I'd have to tell Margaret the truth one day, I knew that. But there was time. Now that I was going home, there'd be lots and lots of time for everything.
“I spoke to Grandma last night too,” I said to Ms. Bender and Miss Norman now. “She says to come home and we'll take it from there. She said she doesn't want me to be unhappy. She told me she realizes now that it's too soon for me to be away from her—to be away from home.” I swallowed, staring at my fingernails. “Grandma thought Blue Hill was going to be the best thing for me. I used to think my grandma knew everything about what's good and not so good for me. But I think I made her see that I know what's right for me sometimes. Home is. Home's where I should be for now. I mean, there's going to be plenty of time for me to go away. There's college. There's my whole life.”
“Then it's settled,” Ms. Bender said, rising. “I'll pick you up and get you to the noon train.”
I looked up then, feeling relief snatch me up and gently set me down again. This hadn't been so hard after all. It was only the beginning of leaving, but still, I had done it. Almost by myself. And Margaret had been there for me too. Just like she always had.
“I really hate to lose you, Maizon.”
Miss Norman rose and patted my shoulder. “I saw you as a point guard ... starting.”
I smiled and wiped my eyes.
“I guess I should say thank you now,” I said. “To both of you.”
I rose and hugged them both. Miss Norman held me away from her and looked at me a moment. Then she smiled and winked.
“You're going to be fine, Maizon,” she promised. “Just fine.”
They left and I went back to my desk, leaned on my elbows and stared out the window. I felt like a heavy weight had been lifted off my chest and now I could stumble and float to the next place in my life.
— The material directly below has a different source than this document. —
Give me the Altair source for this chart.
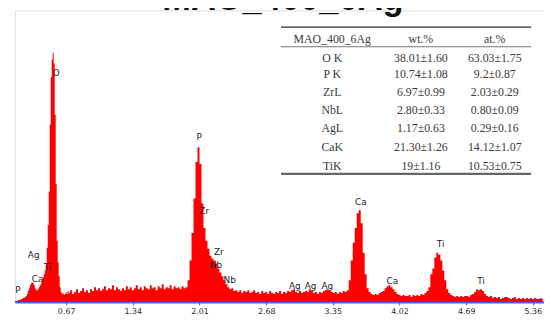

Marie, Charli, and Sheila were walking toward the main hall, arm-in-arm-in-arm as they slip-slided across the now-icy field, wearing thick Blue Hill jackets.
I stared at them. I would miss Charli the most, with her dark shades and easy way. I wondered if Sheila would really go to Spelman and if Marie would change her mind about Ivy League. I wondered if Sandy would forget me or if the girls in my English class would forget Pecola or remember me when they thought of her the way I remembered Margaret's father when I tried to think of my own. I wondered what would happen to Pauli—if she would one day wake up and find herself lost.
“You must have lived another life a long, long time ago,” Ms. Dell said to me once. “You're older than your years.”
Sitting there, I thought about Ms. Dell's words, and for the first time, they rang true to me. Maybe my gift was that I had lived somewhere a long time before this. Maybe that's where my knowledge came from. Maybe my knowing was my gift the way Ms. Dell's clairvoyance was hers.
I watched the groups of girls walk across the field, bundled up against the cold and the darkening, clouded-over sky. A sadness came over me suddenly. Did I still belong to Madison Street, to Margaret's stoop and Ms. Dell and Hattie's singing?
When I got home, I'd tell them all about Blue Hill and the leaves turning from green to red and gold. I'd tell them about the rhododendrons, about Charli with her gossip and shades, about how boy-crazy the girls here are. Then maybe I'd tell them about that day at the debate club meeting, about Ms. Bender's husband, about the short walk I took with Pauli across the field. And we'd sit on Margaret's stoop watching it snow, waiting for the Thanksgiving turkey to finish cooking. Then, later on, we'd sit there again, waiting for Christmas, then New Year's to come.